Un exemple de maxime reçue dans Enfance serait lorsque la mère, vexée que sa fille puisse trouver une tête de mannequin dans la vitrine d'un coiffeur plus belle qu'elle, lui dit: « Un enfant qui aime sa mère trouve que personne n'est plus beau qu'elle » (ENFANCE, P. 87). Ici, la maxime s'exprime, elle est articulée par la mère. Elle n'est donc plus muette. Mais il existe toutefois aussi un réseau de raisonnements muets, en deçà de cette énonciation, à travers desquelles se révèlent ce que Sarraute appelle les sous-conversations:
                « Ces mouvements subtils, à peine perceptibles, fugitifs, contradictoires, évanescents, de faibles tremblements, des ébauches d'appels timides et de reculs, des ombres légères qui glissent, et dont le jeu incessant constitue la trame invisible de tous les rapports humains et la substance même de notre vie » (Sarraute, L'Ère du Soupçon)
Et, en analysant les moments marquants de son enfance, Sarraute crée un texte qui, d'après Philippe Lejeune, « fonctionne comme le réel, [qui] en a la complexité, l'ambiguïté, la résistance » (ENFANCE, P.267). C'est par exemple avec objectivité et détachement que Sarraute signale la complexité de son lien affectif avec son père: « Je ne sais pas si mon père m'a serrée dans ses bras, je ne le pense pas, ça ne m'aurait pas fait sentir davantage la force de ce qui nous unit, et son soutien total sans condition, rien n'est exigé de moi en échange, aucun mot ne doit aller lui porter ce que je ressens...et même si je ne sentais pas envers lui ce que les autres appellent l'amour, cela ne changerait rien, ma vie lui serait aussi essentielle. » (ENFANCE, P.156)


  •          Le dédoublement de la voix narrative :
   Nathalie Sarraute ne peut pas se soustraire aux conventions. D’où l’originalité de Enfance, laquelle originalité consiste à contester cette tendance à la reconstruction des souvenirs, grâce au dialogue, à la conscience critique et à la méthode maïeutique.
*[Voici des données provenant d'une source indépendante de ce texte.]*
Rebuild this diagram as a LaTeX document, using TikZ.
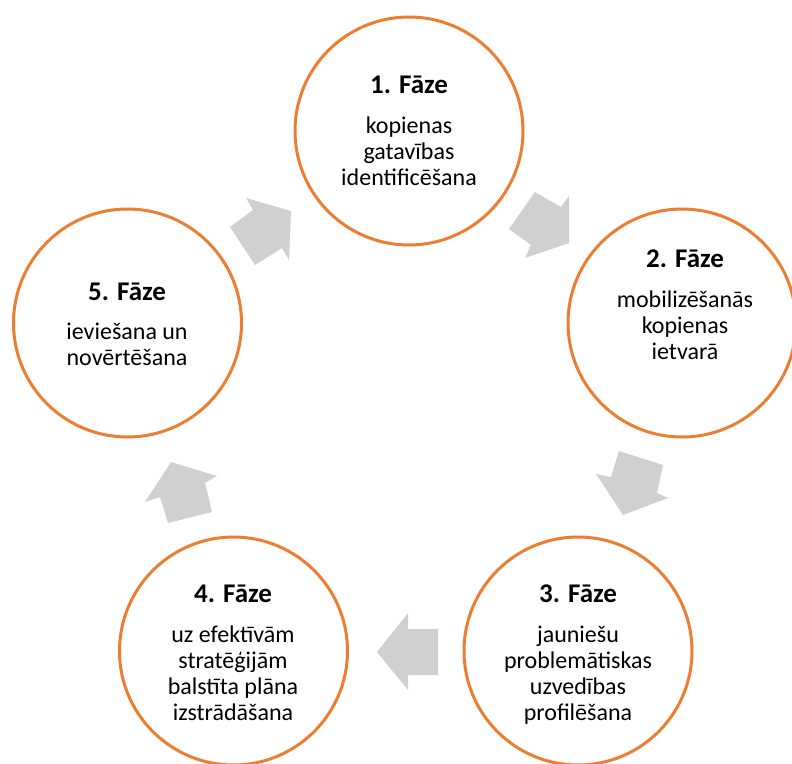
\documentclass[tikz,border=0pt]{standalone}
\usepackage{fontspec}
\setmainfont{Carlito}
\definecolor{phaseorange}{HTML}{ED7D31}
\definecolor{arrowgray}{HTML}{D0D0D0}
\tikzset{
  phase/.style={circle, draw=phaseorange, line width=3pt, fill=white, minimum size=228pt, inner sep=0pt},
  ttl/.style={anchor=base, font=\fontsize{27}{30}\selectfont\bfseries, inner sep=0pt},
  body/.style={anchor=north, align=center, font=\fontsize{24}{26}\selectfont, inner sep=0pt}
}
\begin{document}
\begin{tikzpicture}[x=1pt,y=-1pt]
\useasboundingbox (0,0) rectangle (792,763);
% block arrows
\fill[arrowgray] (535,192) -- (561,207) -- (569,196) -- (569,243) -- (525,258) -- (531,245) -- (509,229) -- cycle;
\fill[arrowgray] (619,451) -- (663,465) -- (657,493) -- (668,498) -- (623,515) -- (596,474) -- (611,477) -- cycle;
\fill[arrowgray] (438,629) -- (408,629) -- (408,613) -- (377,652) -- (408,690) -- (408,675) -- (438,675) -- cycle;
\fill[arrowgray] (171,462) -- (217,476) -- (205,483) -- (212,512) -- (168,523) -- (160,497) -- (145,502) -- cycle;
\fill[arrowgray] (230,227) -- (253,210) -- (246,198) -- (291,211) -- (289,260) -- (282,248) -- (255,265) -- cycle;
% circles
\node[phase] (p1) at (409,131) {};
\node[phase] (p2) at (682,323) {};
\node[phase] (p3) at (578,651) {};
\node[phase] (p4) at (233.5,651) {};
\node[phase] (p5) at (127.5,323) {};
% texts (body nodes: first-line strut height 18.2pt above its baseline)
\node[ttl] (t1) at (409,93) {1. Fāze};
\node[body] (b1) at (409,114.8) {\strut kopienas\\gatavības\\identificēšana};
\node[ttl] (t2) at (685,267) {2. Fāze};
\node[body] (b2) at (685,288.8) {\strut mobilizēšanās\\kopienas\\ietvarā};
\node[ttl] (t3) at (578,602) {3. Fāze};
\node[body] (b3) at (578,623.8) {\strut jauniešu\\problemātiskas\\uzvedības\\profilēšana};
\node[ttl] (t4) at (233,602) {4. Fāze};
\node[body] (b4) at (233,623.8) {\strut uz efektīvām\\stratēģijām\\balstīta plāna\\izstrādāšana};
\node[ttl] (t5) at (127,300) {5. Fāze};
\node[body] (b5) at (127,320.8) {\strut ieviešana un\\novērtēšana};
\end{tikzpicture}
\end{document}
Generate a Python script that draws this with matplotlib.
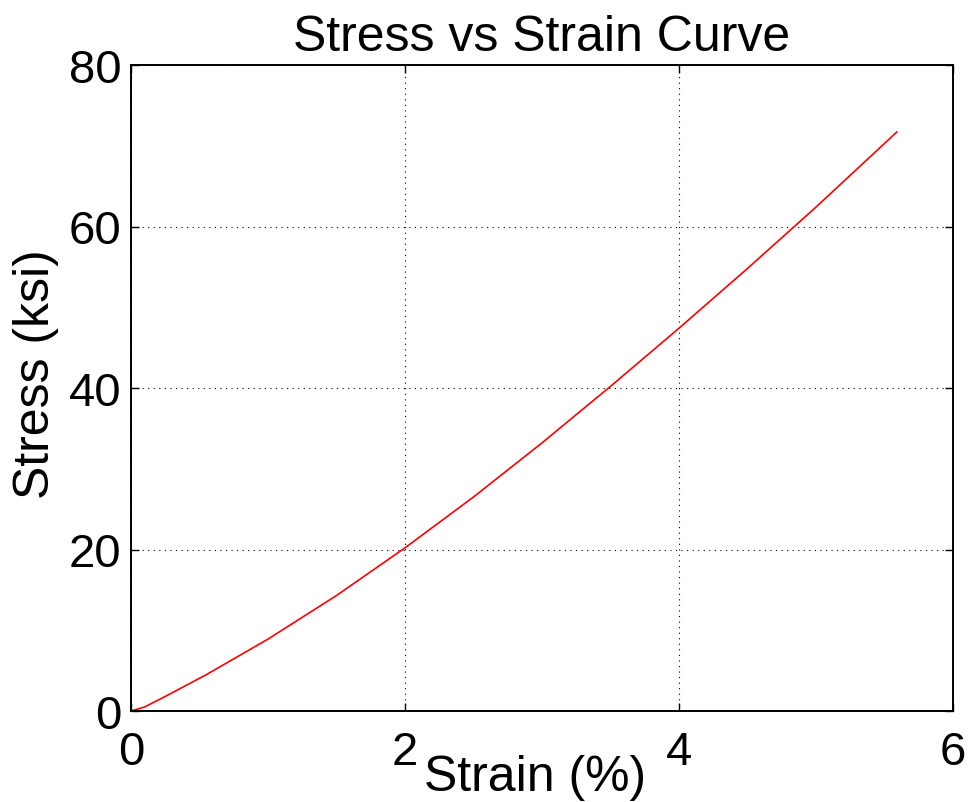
import matplotlib
matplotlib.use('Agg')
import matplotlib.pyplot as plt

plt.rcParams['font.family'] = ['Liberation Sans', 'DejaVu Sans']

# Tensile test readings
strain = [0, 0.1, 0.25, 0.55, 1.0, 1.5, 2.0, 2.5, 3.0, 3.5, 4.0, 4.5, 5.0, 5.59]
stress = [0, 0.5, 1.8, 4.5, 8.9, 14.3, 20.2, 26.5, 33.2, 40.2, 47.4, 54.8, 62.4, 71.7]

xticks = [0, 2, 4, 6]
yticks = [0, 20, 40, 60, 80]

fig = plt.figure(figsize=(9.68, 8.03), dpi=100)
ax = fig.add_axes([131 / 968, 1 - 712 / 803, 822 / 968, 646 / 803])

ax.plot(strain, stress, color='red', linewidth=1.2)

ax.set_xlim(0, 6)
ax.set_ylim(0, 80)
ax.set_xticks(xticks)
ax.set_yticks(yticks)
ax.grid(True, color='black', linestyle=(0, (1, 4)), linewidth=0.8)

for s in ax.spines.values():
    s.set_linewidth(1.4)
ax.tick_params(direction='in', length=6, width=1, top=True, right=True,
               labelsize=34)
ax.tick_params(axis='x', pad=14)
ax.tick_params(axis='y', pad=7)

ax.set_title('Stress vs Strain Curve', fontsize=36, pad=11)
ax.set_xlabel('Strain (%)', fontsize=36)
ax.set_ylabel('Stress (ksi)', fontsize=36)
ax.xaxis.set_label_coords(0.4915, -0.066)
ax.yaxis.set_label_coords(-0.087, 0.523)

fig.savefig('out.png', dpi=100)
D’où la présence d’une deuxième voix qui préserve la narratrice du « cliché », du « tout cuit », du « prêt à porter », du « replâtrage » et du « préfabriqué ». Partant, chez Sarraute, l’aventure langagière et l’aventure anamnestique font corps. Retrouver la voix de l’enfant, c’est pour l’adulte, retrouver les mots. C’est une expérience en quête d’une enfance de la langue, c’est-à-dire d’un état d’énonciation, d’avant la fixation des genres, des «expressions figées», des formes canoniques. Retrouver la voix d’enfant, c’est donner forme à ce qui est informe : là où tout est à recommencer, à repenser, à reprendre. La voix narrative «bi-voque» et « équivoque» à la fois, travaille le contrepoint et le paradoxe. Elle s’entretient, se partage et se schize.                             En somme, l’écriture, dans Enfance, travaille la conjonction et la fissure entre les éléments, de l’auto-bio-graphie. Autrement dit, pour Sarraute, la reconstitution d’un passé est une recherche langagière qui n’est jamais de plain-pied avec la vie. Ainsi, la seconde voix intervient à tout moment pour empêcher la facilité gratuite de l’épanchement, pour aider à trouver le mot juste. Sans cesse, cette voix alerte donne des avertissements sur le risque de tomber dans la convention. Pour Sarraute, tout est dans le choix des mots, dans la spectralité lexicale qui constitue une figure poétique : l’épanorthose, où le geste de corriger n’est qu’une procédure qui cherche à donner plus d’envergure au texte. On distingue, dès lors, le travail archéologique, en train de dégager « des petits bouts de quelque chose d’encore vivant.»   C’est pour cette raison, a fortiori, dans Enfance, le « Je » se scinde pour instaurer un dialogue entre deux voix énonciatives qui mettent en question l’unicité du sujet autobiographique.

Conclusion

 C'est en usant de la parole et du dialogue quasi psychanalytique que Sarraute tente d'exprimer cet univers inexprimable, indéfinissable. C'est en exprimant ce que tous nous ressentons que Nathalie Sarraute rejoint son lecteur, car l'effet du vrai provient de la correspondance entre le vécu de l'auteur et celui de son lecteur. La motivation de l'entreprise est donc peut-être de nature psychologique, mais elle donne lieu à un récit qui se veut hautement moral parce qu'il cherche à dire vrai.